Danish by birth, Holger was a decent but generally unremarkable sort of man, an engineer of middling competency when the author knew him in America. When Nazi Germany threatened his homeland, he felt called to return and help the underground movement against the invaders... and it was there, under fire, that a most extraordinary thing happened to him.
One moment, Holger was on a dark beach trading gunfire with Nazi soldiers. The next he wakes naked in a wild woodland unlike any he has seen in Denmark before. Nearby is a giant of a black warhorse and a full kit of armor - all sized for him - along with a shield bearing the device of three hearts and three lions. As disorienting as all of this is, it can hardly prepare him for what he finds when he stumbles across a lone cottage in the forest... and the old woman within, speaking a strange tongue that he somehow understands and can speak himself, performs what is undeniably a magical summoning right before his eyes.

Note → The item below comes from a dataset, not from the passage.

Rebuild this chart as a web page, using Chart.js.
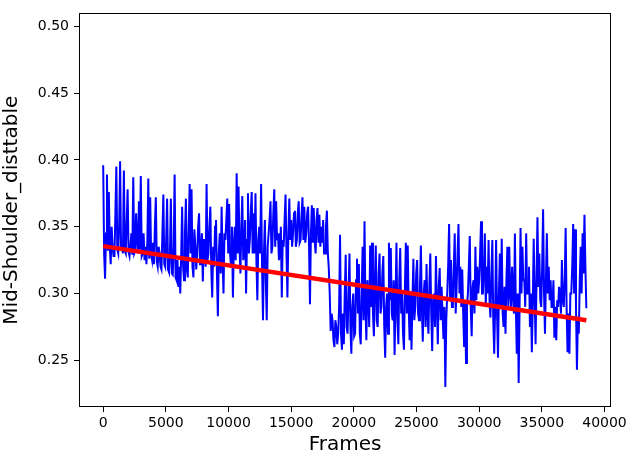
<!DOCTYPE html>
<html>
<head>
<meta charset="utf-8">
<script src="https://cdn.jsdelivr.net/npm/chart.js@4.4.1/dist/chart.umd.min.js"></script>
<style>
    html, body { margin: 0; padding: 0; background: #fff; }
    #chart { display: block; }
</style>
</head>
<body>
<canvas id="chart" width="630" height="457"></canvas>
<script>
// Data (one sample every FRAME_STEP frames)
const FRAME_STEP = 75;
const distValues = [
    0.396, 0.330, 0.311, 0.345, 0.389, 0.332, 0.376, 0.335, 0.322, 0.350,
    0.335, 0.328, 0.328, 0.360, 0.395, 0.333, 0.330, 0.352, 0.399, 0.334,
    0.335, 0.330, 0.392, 0.332, 0.330, 0.355, 0.378, 0.331, 0.328, 0.336,
    0.345, 0.329, 0.387, 0.330, 0.332, 0.360, 0.340, 0.330, 0.369, 0.333,
    0.388, 0.328, 0.330, 0.345, 0.325, 0.335, 0.322, 0.340, 0.386, 0.326,
    0.372, 0.329, 0.325, 0.338, 0.322, 0.350, 0.372, 0.324, 0.320, 0.335,
    0.330, 0.320, 0.318, 0.345, 0.374, 0.322, 0.320, 0.340, 0.371, 0.318,
    0.316, 0.330, 0.371, 0.315, 0.314, 0.335, 0.389, 0.312, 0.310, 0.325,
    0.305, 0.320, 0.300, 0.330, 0.365, 0.320, 0.310, 0.345, 0.371, 0.318,
    0.312, 0.350, 0.382, 0.330, 0.378, 0.320, 0.312, 0.348, 0.335, 0.318,
    0.330, 0.350, 0.360, 0.322, 0.330, 0.345, 0.309, 0.340, 0.340, 0.320,
    0.382, 0.325, 0.330, 0.350, 0.365, 0.318, 0.297, 0.335, 0.320, 0.350,
    0.355, 0.315, 0.283, 0.330, 0.345, 0.315, 0.365, 0.325, 0.300, 0.345,
    0.340, 0.355, 0.371, 0.330, 0.367, 0.330, 0.320, 0.350, 0.297, 0.335,
    0.350, 0.325, 0.390, 0.330, 0.380, 0.335, 0.315, 0.350, 0.373, 0.325,
    0.330, 0.355, 0.300, 0.340, 0.375, 0.330, 0.340, 0.360, 0.376, 0.330,
    0.360, 0.330, 0.375, 0.325, 0.295, 0.340, 0.350, 0.330, 0.382, 0.320,
    0.280, 0.330, 0.355, 0.310, 0.280, 0.335, 0.345, 0.355, 0.369, 0.330,
    0.335, 0.360, 0.378, 0.335, 0.369, 0.340, 0.345, 0.325, 0.330, 0.350,
    0.297, 0.340, 0.335, 0.355, 0.374, 0.330, 0.297, 0.345, 0.371, 0.340,
    0.355, 0.335, 0.345, 0.360, 0.362, 0.335, 0.340, 0.360, 0.369, 0.338,
    0.340, 0.358, 0.372, 0.340, 0.365, 0.338, 0.345, 0.360, 0.365, 0.335,
    0.292, 0.345, 0.366, 0.338, 0.364, 0.340, 0.330, 0.355, 0.364, 0.338,
    0.359, 0.335, 0.350, 0.338, 0.355, 0.330, 0.330, 0.350, 0.362, 0.330,
    0.319, 0.300, 0.272, 0.285, 0.280, 0.265, 0.260, 0.280, 0.275, 0.262,
    0.270, 0.290, 0.344, 0.270, 0.258, 0.285, 0.262, 0.300, 0.329, 0.275,
    0.270, 0.300, 0.330, 0.275, 0.255, 0.290, 0.300, 0.268, 0.270, 0.310,
    0.326, 0.285, 0.322, 0.270, 0.262, 0.300, 0.335, 0.280, 0.354, 0.290,
    0.265, 0.310, 0.300, 0.275, 0.336, 0.290, 0.338, 0.285, 0.268, 0.310,
    0.336, 0.280, 0.275, 0.315, 0.330, 0.285, 0.290, 0.315, 0.328, 0.275,
    0.252, 0.290, 0.300, 0.270, 0.338, 0.295, 0.334, 0.285, 0.280, 0.310,
    0.254, 0.295, 0.338, 0.280, 0.262, 0.310, 0.334, 0.285, 0.300, 0.270,
    0.258, 0.305, 0.338, 0.285, 0.336, 0.290, 0.265, 0.300, 0.258, 0.295,
    0.326, 0.280, 0.290, 0.315, 0.325, 0.285, 0.280, 0.305, 0.336, 0.290,
    0.264, 0.300, 0.310, 0.275, 0.322, 0.285, 0.270, 0.305, 0.330, 0.285,
    0.257, 0.295, 0.300, 0.275, 0.328, 0.290, 0.262, 0.305, 0.319, 0.280,
    0.305, 0.285, 0.266, 0.290, 0.230, 0.280, 0.300, 0.320, 0.352, 0.295,
    0.325, 0.290, 0.290, 0.320, 0.345, 0.285, 0.305, 0.330, 0.352, 0.300,
    0.320, 0.290, 0.318, 0.285, 0.260, 0.295, 0.248, 0.290, 0.300, 0.320,
    0.343, 0.290, 0.268, 0.305, 0.310, 0.285, 0.335, 0.295, 0.320, 0.300,
    0.310, 0.330, 0.354, 0.300, 0.300, 0.320, 0.345, 0.290, 0.320, 0.300,
    0.340, 0.295, 0.282, 0.315, 0.340, 0.280, 0.255, 0.290, 0.340, 0.285,
    0.252, 0.300, 0.330, 0.290, 0.341, 0.285, 0.275, 0.305, 0.270, 0.310,
    0.335, 0.290, 0.335, 0.300, 0.290, 0.320, 0.300, 0.285, 0.345, 0.290,
    0.255, 0.300, 0.233, 0.290, 0.349, 0.300, 0.335, 0.310, 0.310, 0.290,
    0.345, 0.300, 0.300, 0.320, 0.275, 0.300, 0.256, 0.290, 0.341, 0.300,
    0.262, 0.310, 0.357, 0.305, 0.330, 0.295, 0.290, 0.320, 0.363, 0.300,
    0.270, 0.310, 0.345, 0.300, 0.320, 0.295, 0.310, 0.290, 0.290, 0.310,
    0.267, 0.290, 0.265, 0.295, 0.290, 0.305, 0.300, 0.285, 0.325, 0.295,
    0.290, 0.310, 0.349, 0.290, 0.256, 0.285, 0.255, 0.300, 0.300, 0.320,
    0.352, 0.300, 0.348, 0.290, 0.243, 0.280, 0.270, 0.310, 0.335, 0.300,
    0.345, 0.315, 0.359, 0.320, 0.289
];
const trendFrames = [0, 38550];
const trendValues = [0.3355, 0.2800];
const xTicks = [0, 5000, 10000, 15000, 20000, 25000, 30000, 35000, 40000];
const yTicks = [0.25, 0.30, 0.35, 0.40, 0.45, 0.50];

const FONT = "'DejaVu Sans', sans-serif";

// matplotlib-like box around the plot area
const frameBox = {
    id: 'frameBox',
    afterDraw(chart) {
        const { ctx, chartArea: a } = chart;
        const l = Math.round(a.left) + 0.5, t = Math.round(a.top) + 0.5;
        const r = Math.round(a.right) - 0.5, b = Math.round(a.bottom) - 0.5;
        ctx.save();
        ctx.strokeStyle = '#000';
        ctx.lineWidth = 1;
        ctx.strokeRect(l, t, r - l, b - t);
        ctx.restore();
    }
};

const distPoints = distValues.map((v, i) => ({ x: i * FRAME_STEP, y: v }));
const trendPoints = trendFrames.map((f, i) => ({ x: f, y: trendValues[i] }));

new Chart(document.getElementById('chart'), {
    type: 'line',
    data: {
        datasets: [{
            label: 'Trend',
            data: trendPoints,
            borderColor: '#ff0000',
            borderWidth: 4.4,
            pointRadius: 0,
            borderCapStyle: 'butt',
            order: 0
        }, {
            label: 'Mid-Shoulder_disttable',
            data: distPoints,
            borderColor: '#0000ff',
            borderWidth: 2,
            pointRadius: 0,
            tension: 0,
            order: 1
        }]
    },
    options: {
        responsive: false,
        animation: false,
        layout: { padding: { top: 10, right: 18, left: 0, bottom: 0 } },
        plugins: {
            legend: { display: false },
            tooltip: { enabled: false }
        },
        scales: {
            x: {
                type: 'linear',
                min: -1930,
                max: 40530,
                afterBuildTicks: scale => { scale.ticks = xTicks.map(v => ({ value: v })); },
                afterFit: scale => { scale.height = 50; },
                ticks: {
                    color: '#000',
                    font: { family: FONT, size: 14 },
                    padding: 3,
                    maxRotation: 0,
                    callback: v => String(v)
                },
                grid: { drawOnChartArea: false, drawTicks: true, tickLength: 5, tickColor: '#000' },
                border: { display: false },
                title: {
                    display: true,
                    text: 'Frames',
                    color: '#000',
                    font: { family: FONT, size: 20 },
                    padding: { top: 0, bottom: 0 }
                }
            },
            y: {
                min: 0.2151,
                max: 0.5096,
                afterBuildTicks: scale => { scale.ticks = yTicks.map(v => ({ value: v })); },
                afterFit: scale => { scale.width = 79; },
                ticks: {
                    color: '#000',
                    font: { family: FONT, size: 14 },
                    padding: 5,
                    callback: v => v.toFixed(2)
                },
                grid: { drawOnChartArea: false, drawTicks: true, tickLength: 5, tickColor: '#000' },
                border: { display: false },
                title: {
                    display: true,
                    text: 'Mid-Shoulder_disttable',
                    color: '#000',
                    font: { family: FONT, size: 20 },
                    padding: { top: 0, bottom: 9 }
                }
            }
        }
    },
    plugins: [frameBox]
});
</script>
</body>
</html>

Somehow, inexplicably, he has been transported to another Earth, one very much like elder-day Europe but where magic, demons, faeries, trolls, and other beasts and beings from old tales and folklore are very much real. In the neverending wars between the forces of good Law and the forces of evil Chaos, Chaos seems to be gaining the upper hand... a victory that would see the end of sunlight and happiness and humans who do not serve the darkness. In his quest to find out where he is and how to get home, Holger learns that he may be the one who can save this world or destroy it.

Review

Poul Anderson is one of the big names in the genre, his works still considered classics. He also wrote for a different audience and era, unfortunately, and the age shows here.
The story has strong roots in old European folklore, particularly the tales of Charlemagne and other early Christian heroes, as Holger finds himself in a world, and a role, straight out of a bardic epic. As an engineer from mundane Earth, he often tries to rationalize the rules of this new world and its magic, which comes across as trying to use logic and science to "prove" that there is indeed a (Christian) God and an implied Devil, whose endless wars are played out through proxies on the mortal planes. In his journeys, he faces deception and temptation and traps. He falls in with a swan maiden, the obligatory teenaged innocent girl who exists in these stories to be a shiny bauble, a prize for the righteous warrior to claim (for all that Holger valiantly resists her because she's too fragile and innocent and young - he repeatedly describes her with childish terms and emphasizes her youthful appearance, her being half his age, even as he barely suppresses his lust, which is its own level of cringe - and he's too righteous a hero to dally with a local when he may be leaving for his home world at any time... then he gets stupidly jealous over others paying attention to her), while any woman with power and agency is automatically an agent of evil (in this case, the notorious Morgan le Fay of the Arthurian cycle... who still can't bring herself to do personal lasting harm to him, because he's just that great of a guy). He also travels with a local forest dwarf, whose accent was so thick in the audiobook narration I could barely understand half of what he said. Things happen from pretty early on (though Anderson takes a little too long actually getting to the portal world), and the story does indeed have the feel of an old Christian fantasy, but it all starts to feel a bit contrived and hollow, orchestrated by higher forces. Holger's frequent dropping of mundane Earth terms and tricks into the world of slack-jawed yokels is also by now a tiresome trope, though it was likely fresher when the book was originally released in 1961. The ending feels particularly contrived, especially to a nonbeliever reader.
On the plus side, Three Hearts and Three Lions succeeds at evoking the spirit of the classics, and there's a decently spirited old-school adventure in there. On the minus side, I just found that adventure too dated and too saddled with heavy-handed religious messaging (and cringeworthy sexism) for me to enjoy.